In the kitchen, Gwen spread the whole conglomeration out on the big dining table. There were several of those little packs of playing cards with pictures on the faces, a great number of simple photographs on glossy paper, a number of little printed books of stories with a few badly reproduced photographs which said they were made in France but which obviously were not since some of the photographs were the same as those printed on the paper. Anyway, the people in them didn’t look like Frenchmen, they looked American.

All of this stuff she did not bother with, but instead set up the little projector (which she had seen Bob use a thousand times right here in this room, to show his own color snapshots and nature pictures) so it was focused on the wide white brick wall of the fireplace, the only blank wall in the room. Then she took the box of color transparencies and started running them through it.

She was well aware there was a strong element of danger in all of this, a possibility that she might be caught, but she welcomed it. Something wild and outraged and violated in her made her almost wish for it. It would make quite a nice little scene. It was only a little after nine, and Wally Dennis might still show up lugging along that chicken-headed little idiot Dawn, whom he was trying so hard to seduce. Or Bob himself might very easily come home a little early. Well, let them come; damn them; damn them all. Let them catch her. She wished they would. Wouldn’t they be surprised, and then she could tell them how she was a nymphomaniac.

There were a few pornographic scenes among the color transparencies, but mostly they were only posed portraits of nude women.

It was always a startling thing to think of Bob being interested in such things. He was really such a dear, sweet old thing. She could just see him, hiding his pictures away like a small boy and looking at them guiltily in his room. It would be funny if he did catch her, Gwen thought, and giggled nervously like a girl. Would his face be red! Who would ever have thought of him, Robert Ball French the poet, philosopher, recluse, collecting pornography?

Suddenly, a wild idea came to her and she laughed outright as she began immediately to put it into action. She had wanted to do something wild, hadn’t she? All evening, she had dimly heard people going along the sidewalk outside the little fence, hadn’t she? Laughing to herself with a kind of insane ribaldry, she selected one of the most garish, chorus girl-looking nudes, put it into the projector. Then she went around turning all the lights off. When the room was dark, she carried the little projector into the living room to the window edge and opened the window.

The cold air from the open window poured in over her. There were two slightly open spaces between the trees and bushes where you could see in a straight line to the street. Still laughing to herself nervously, Gwen switched the projector on and focused it through one of them, adjusting it till the picture of the nude, which she had put in sideways, appeared to be lying in the gutter beside the sidewalk. Then she switched it off and waited.

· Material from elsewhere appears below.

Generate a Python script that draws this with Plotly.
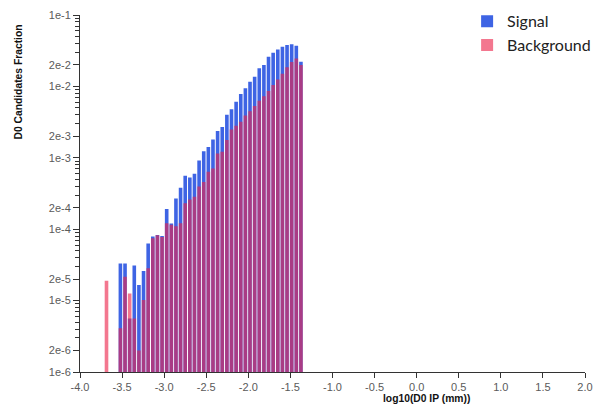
import plotly.graph_objects as go

# ---- data ----
bin_centers = [-3.685, -3.520, -3.465, -3.410, -3.355, -3.300, -3.245, -3.190, -3.135, -3.080,
               -3.025, -2.970, -2.915, -2.860, -2.805, -2.750, -2.695, -2.640, -2.585, -2.530,
               -2.475, -2.420, -2.365, -2.310, -2.255, -2.200, -2.145, -2.090, -2.035, -1.980,
               -1.925, -1.870, -1.815, -1.760, -1.705, -1.650, -1.595, -1.540, -1.485, -1.430,
               -1.375]

signal = [None, 3.3e-5, 3.3e-5, 5.6e-6, 3.1e-5, 1.65e-5, 2.6e-5, 6.3e-5, 7.9e-5, 8.3e-5,
          8.0e-5, 1.92e-4, 1.2e-4, 2.7e-4, 3.8e-4, 5.6e-4, 5.3e-4, 6.0e-4, 9.2e-4, 1.24e-3,
          1.42e-3, 1.81e-3, 2.37e-3, 2.7e-3, 4.0e-3, 4.8e-3, 6.1e-3, 7.8e-3, 9.4e-3, 1.16e-2,
          1.37e-2, 1.79e-2, 2.0e-2, 2.6e-2, 2.97e-2, 3.3e-2, 3.6e-2, 3.8e-2, 3.88e-2, 3.7e-2,
          2.22e-2]

background = [1.9e-5, 4.1e-6, 2.16e-5, 1.26e-5, 5.6e-6, 2.0e-6, 1.02e-5, 2.83e-5, 7.45e-5, 8.2e-5,
              7.8e-5, 1.21e-4, 1.15e-4, 1.1e-4, 1.21e-4, 2.3e-4, 2.6e-4, 2.85e-4, 3.95e-4, 4.6e-4,
              6.4e-4, 7.1e-4, 1.15e-3, 1.22e-3, 1.77e-3, 2.5e-3, 2.8e-3, 3.2e-3, 3.9e-3, 4.5e-3,
              5.3e-3, 6.3e-3, 7.3e-3, 8.6e-3, 1.05e-2, 1.25e-2, 1.5e-2, 1.85e-2, 2.2e-2, 2.45e-2,
              2.0e-2]

x_tick_vals = [-4.0, -3.5, -3.0, -2.5, -2.0, -1.5, -1.0, -0.5, 0.0, 0.5, 1.0, 1.5, 2.0]
x_tick_text = ["-4.0", "-3.5", "-3.0", "-2.5", "-2.0", "-1.5", "-1.0", "-0.5", "0.0", "0.5", "1.0", "1.5", "2.0"]

y_tick_vals = [1e-6, 2e-6, 1e-5, 2e-5, 1e-4, 2e-4, 1e-3, 2e-3, 1e-2, 2e-2, 1e-1]
y_tick_text = ["1e-6", "2e-6", "1e-5", "2e-5", "1e-4", "2e-4", "1e-3", "2e-3", "1e-2", "2e-2", "1e-1"]

series_names = ["Signal", "Background"]

# ---- figure ----
fig = go.Figure()
fig.add_trace(go.Bar(x=bin_centers, y=signal, name=series_names[0], width=0.043,
                     marker=dict(color="rgb(62,100,228)", line=dict(width=0))))
fig.add_trace(go.Bar(x=bin_centers, y=background, name=series_names[1], width=0.043,
                     marker=dict(color="rgba(235,35,75,0.62)", line=dict(width=0))))

tick_font = dict(family="Liberation Sans, Arial, sans-serif", size=11, color="#5a5a5a")
title_font = dict(family="Liberation Sans, Arial, sans-serif", size=10.3, color="#111")

fig.update_layout(
    width=594, height=414,
    barmode="overlay",
    paper_bgcolor="white", plot_bgcolor="white",
    margin=dict(l=79.5, r=9, t=15, b=42, autoexpand=False),
    showlegend=True,
    legend=dict(x=1.022, xanchor="right", y=1.03, yanchor="top",
                font=dict(family="Lato, Noto Sans, sans-serif", size=16, color="#222"),
                bgcolor="rgba(0,0,0,0)", tracegroupgap=0, itemwidth=30),
    xaxis=dict(range=[-4.0, 2.0], tickvals=x_tick_vals, ticktext=x_tick_text,
               showline=True, linecolor="#333", linewidth=1, ticks="outside", ticklen=5,
               tickcolor="#333", showgrid=False, zeroline=False, tickfont=tick_font,
               automargin=False),
    yaxis=dict(type="log", range=[-6, -1], tickvals=y_tick_vals, ticktext=y_tick_text,
               showline=True, linecolor="#333", linewidth=1, ticks="outside", ticklen=6,
               tickcolor="#333", showgrid=False, zeroline=False, tickfont=tick_font,
               automargin=False,
               minor=dict(ticks="outside", ticklen=4, tickcolor="#333", dtick="D1", showgrid=False)),
    annotations=[
        dict(text="<b>log10(D0 IP (mm))</b>", xref="paper", yref="paper", x=0.687, y=-0.074,
             xanchor="center", yanchor="middle", showarrow=False, font=title_font),
        dict(text="<b>D0 Candidates Fraction</b>", xref="paper", yref="paper", x=-0.122, y=0.812,
             xanchor="center", yanchor="middle", textangle=-90, showarrow=False, font=title_font),
    ],
)

fig.write_html("out.html", config={"displayModeBar": False},
               post_script="document.body.style.margin='0';document.body.style.overflow='hidden';")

There was a streetlight at the corner whose feeble light would help hide the beam of the projector through the air, while at the same time not being strong enough to kill the picture on the ground. The way the trees were situated before the house it would be next to impossible for anyone to see the beam. She waited patiently.

Pretty soon she could hear voices coming down the sidewalk on the other side across the street, a man’s and a woman’s. She couldn’t recognize them. She waited until they were about a hundred feet away. Then laughing silently she switched the projector on.